Third Culture Thoughts Part 2 (On My Childhood)

— By Elizabeth

I’m a third culture kid myself.  I didn’t realize the uniqueness of my upbringing until we started preparing for Cambodia, but life as a military kid gave me a TCK experience. Until I was 5, I lived in West Germany – yes, it was so long ago that Germany was divided into East and West. We ate pomme fritz (fries) with miniature plastic forks. I wore a German dress called a dirndl. My dad would call out “auf wiedersehen” as he left for work.

The next five years were mainly civilian while my dad taught Army ROTC at an American university. But the next few years were highly mobile, including 4 school moves in 4 years and lifeon post.” The school moves were hard — at each school I was the “new kid” for several months, and other kids picked on me. Until the next school year began, anyway, because by then we were all friends. Sometimes half-way through that next year I would have to move again, starting the whole painful process anew.

I was 12 when we left military life and began “re-entry” into civilian life. Civilian life is different. Even the vocabulary is different. Instead of living in quarters, I now lived in a house. Instead of shopping at the PX and the commissary, we shopped at Wal-Mart and Hy-Vee. I didn’t swim at the Officers’ Club pool during the summers anymore. I kept calling policemen “MP’s” (military police). I wondered where all the black people were. (I came from a multi-racial military installation, but the Kansas City suburb where we settled was primarily Caucasian.) And I was the new kid yet again, ripe and ready for being made fun of.

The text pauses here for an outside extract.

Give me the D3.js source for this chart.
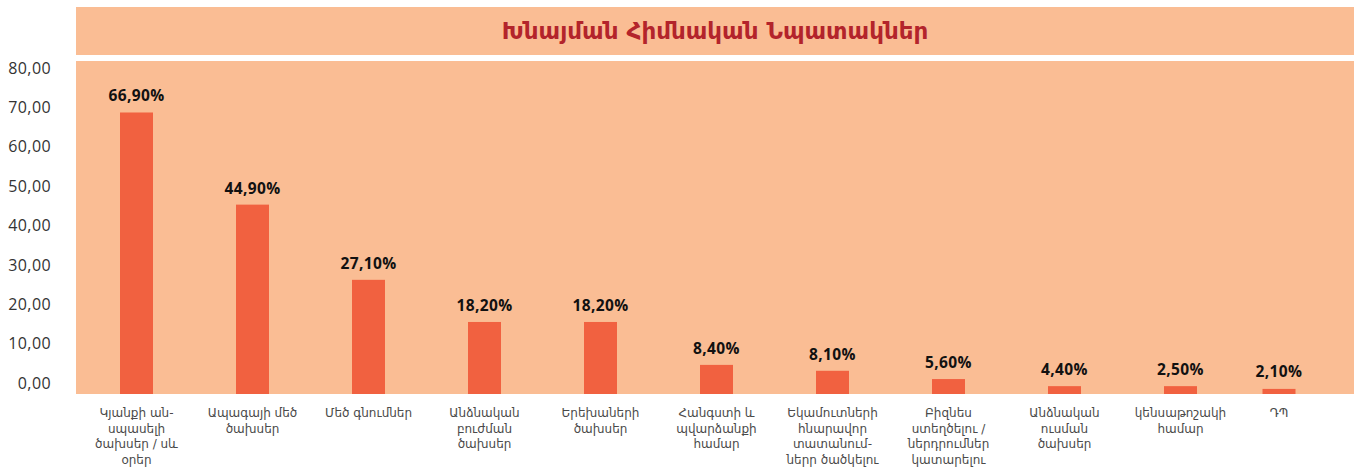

The question “where are you from?” is hard for TCK’s to answer. I had always had difficulty answering that question. Where was I from? I wasn’t sure.  For many years, I didn’t really feel like Lee’s Summit, MO (where my parents moved after the Army) was home. I hadn’t lived there long enough to feel at home. It certainly wasn’t any of the other places I had lived either.  Sometimes I answered that I was from Kansas City. Sometimes I listed all the places I’d lived. Other times I said that my parents were from a small town in central Iowa.

 Growing up, this quote from Bernard Cooke was always hanging on the walls of my many homes.

Fast forward to last year. Now I’m a parent of future missionary kids, so I read Pollock and Reken’s Third Culture Kids book. All of a sudden I identified with these TCK’s. Even though it didn’t span my entire childhood or take me to a third world country, I realized that my transient young life, coupled with an entirely different American military sub-culture, gave me insight into what being a TCK will be like for my kids. Reading about TCK’s helped me understand more about myself, and assured me that I would be able to empathize with my children in their difficult experiences.

TCK’s often feel homeless. They are moving, or their friends are moving.  Constantly.  They don’t have roots in one place, but have connections all over. They feel at home everywhere, and they feel at home nowhere. This was a big concern for me as a mom. Home is important to me. I want my kids to feel at home somewhere.

To me, though, home is where family is. It’s where memories have been made, and where they will continue to be made. I think you can have more than one home. And really, don’t we all have another home in Heaven?

My parents’ home town in Iowa still feels like home to me – the place and the people stayed constant throughout all my moves. My parents have lived in their current house for 12 years now (their longest stay), and it feels like home. Today, I live in Phnom Penh, Cambodia with my husband and 4 children, and it feels like home. In the words of musician Alex Ebert, “Home is wherever I’m with you.”

In the end, the best part about being a TCK for me is the nebulous definition of home as everywhere and yet nowhere.  How wonderful that my Heavenly Father could use a few uncomfortable years of my childhood to help me fully embrace wherever He puts me in His wide world.

4 thoughts on “Third Culture Thoughts Part 2 (On My Childhood)

  1. I’ve yet to figure out if I can stand to live in one place indefinitely or not, following 27 years of military life. There are so many different ways we can utilize the experiences we grow up with. Thank you for being bold and generous with your experiences and abilities. Love you guys!